To prevent this situation becoming the new normal, urgent and coordinated action to address the supply-demand deficit across sectors is required. Greater efficiency in water use, addressing water allocations amongst sectors, and reducing water loss in supply systems, are critical. Often overlooked, however, is the role of wastewater in achieving these goals.
Today, a whopping 70% of India’s wastewater is released untreated, polluting surface and groundwater sources, and posing a great risk to public health. The policy prescriptions on safe use of wastewater, effluent and sewerage treatment are in place, but better, more effective implementation is needed on the ground. The rapid growth in urban areas across the country makes this ever more urgent, and calls for concerted efforts to address wastewater management in these towns and cities. A mosaic of centralised and decentralised wastewater treatment systems are needed in both urban and rural areas.
Understanding and visualising the flow of waste within a city is the first step in an effort to plan and manage waste. Shit Flow Diagrams (SFDs), initiated by the Sustainable Sanitation Alliance (SuSanA), are a powerful visualisation of sanitation in urban centres that can help municipalities, planners, public health officials, and citizens to better advocate for improved sanitation, including addressing wastewater and faecal sludge treatment infrastructure.
A quick analysis of SFDs shows that in many cities, especially in low- and middle-income countries, a large proportion of the population depend on on-site sanitation. Whether or not the facilities are emptied, and whether the emptied contents undergo treatment before reuse or disposal, usually presents the main challenge. This highlights the importance of fecal sludge management (FSM), an issue that is climbing up the political agenda in India, but which scores poorly on indices on access to sanitation in the region.
The push to improve sanitation is gathering momentum with the Clean India campaign. As that momentum grows, it is essential that this moves beyond creating infrastructure, or making locations ‘open defecation free’, to also ensuring safe disposal or reuse of the waste generated. The World Health Organization (WHO) has developed a health-based risk assessment tool to better plan and manage this across the entire sanitation service chain.
The Sanitation Safety Planning (SSP) is a critical tool that can be used to plan and manage the safe disposal of wastewater, greywater and excreta. Case studies from around the globe demonstrate successful use of the tool in safely managing sanitation by-products. Using the SSP tool, the WHO has actively collaborated with national organisations to promote better planning and management of sanitation in India.
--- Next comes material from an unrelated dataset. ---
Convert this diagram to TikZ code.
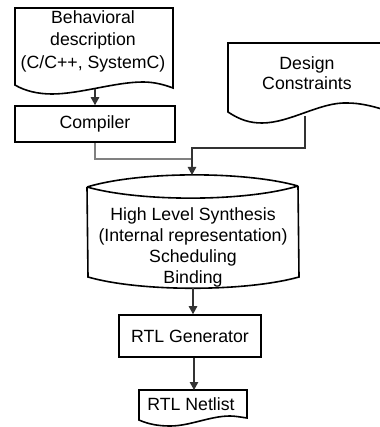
\documentclass[tikz,border=0pt]{standalone}
\usepackage{fontspec}
\setmainfont{Liberation Sans}
\usetikzlibrary{arrows.meta}
\begin{document}
\begin{tikzpicture}[x=1pt,y=-1pt,
  outline/.style={draw=black,line width=1.6pt,line join=miter},
  label/.style={font=\fontsize{17.7}{22}\selectfont,align=center,inner sep=0pt},
  stepbox/.style={outline,label,inner sep=0pt},
  conn/.style={draw=black!80,line width=1.1pt,
    -{Triangle[length=8pt,width=8.5pt]}},
  feed/.style={draw=black!50,line width=1.1pt}]
\useasboundingbox (0,0) rectangle (379,427);
\fill[white] (0,0) rectangle (379,427);

% behavioral description (document shape)
\draw[outline] (15,85) -- (15,8) -- (173,8) -- (173,88)
  .. controls (165,85) and (155,82) .. (143,82)
  .. controls (115,82) and (80,94) .. (52,94)
  .. controls (38,94) and (25,91) .. (15,85) -- cycle;
\node[label,font=\fontsize{17.7}{22.5}\selectfont] (beh) at (93,41)
  {Behavioral\\description\\(C/C++, SystemC)};
\coordinate (behout) at (95,89);

% compiler
\node[stepbox,minimum width=160pt,minimum height=36pt] (comp) at (95,124) {Compiler};

% design constraints (document shape, running off the right edge)
\draw[outline] (228,112) -- (228,43) -- (385,43) -- (385,110)
  .. controls (372,106) and (360,103) .. (347,103)
  .. controls (320,102) and (290,123) .. (262,123)
  .. controls (250,123) and (240,120) .. (228,112) -- cycle;
\node[label,font=\fontsize{17.7}{20.5}\selectfont] (cons) at (307,73) {Design\\Constraints};
\coordinate (consout) at (305,116);

% high level synthesis (storage cylinder)
\draw[outline] (87,187) .. controls (140,171) and (245,171) .. (298,186);
\draw[outline] (87,187) .. controls (140,202) and (245,202) .. (298,186);
\draw[outline] (87,187) -- (88,277)
  .. controls (140,292) and (245,292) .. (299,277) -- (298,186);
\node[label,font=\fontsize{17.7}{21}\selectfont] (hls) at (193,247)
  {High Level Synthesis\\(Internal representation)\\Scheduling\\Binding};
\coordinate (hlsin) at (192,175);
\coordinate (hlsout) at (193,288);

% RTL generator
\node[stepbox,minimum width=142pt,minimum height=42pt] (gen) at (190,336) {RTL Generator};

% RTL netlist (document shape)
\draw[outline] (139,420) -- (139,390) -- (247,390) -- (247,418)
  .. controls (240,417) and (235,416) .. (230,416)
  .. controls (210,416) and (190,426) .. (170,426)
  .. controls (158,426) and (148,424) .. (139,420) -- cycle;
\node[label] (net) at (191,404) {RTL Netlist};
\coordinate (netin) at (194,390);

% connectors
\coordinate (feedjoin) at (192,159);
\coordinate (consturn) at (192,148);
\draw[conn] (behout) -- (comp.north);
\draw[feed] (comp.south) |- (feedjoin);
\draw[conn] (consout) |- (consturn) -- (hlsin);
\draw[conn] (hlsout) -- (hlsout |- gen.north);
\draw[conn] (gen.south -| netin) -- (netin);
\end{tikzpicture}
\end{document}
A pilot project in Devanahalli, Karnataka, resulted in the town administration recognising not only the potential of the existing informal reuse of wastewater and faecal sludge, but also the importance of engaging with the stakeholders responsible for its reuse. In addition, through the use of SSP, Devanahalli attracted funding for the construction of a Faecal Sludge Treatment Plant. This, in turn, has attracted attention from both the government and private sector looking to replicate the success.
Attaining total sanitation coverage within urban and rural areas demands robust recycling and reuse of wastewater. This will require multi-disciplinary engagement and processes that empower a variety of stakeholder groups. The larger question of wastewater governance calls for integrated efforts from across sectors, ranging from urban development, public health, engineering, water resources management, pollution control boards, water quality monitoring, and wetland management, to name just a few.
Crucial to addressing the sanitation challenge is recognising and synergising formal and informal knowledge systems. Only then can we hope to capitalise upon the great opportunities wastewater presents for sustainable development.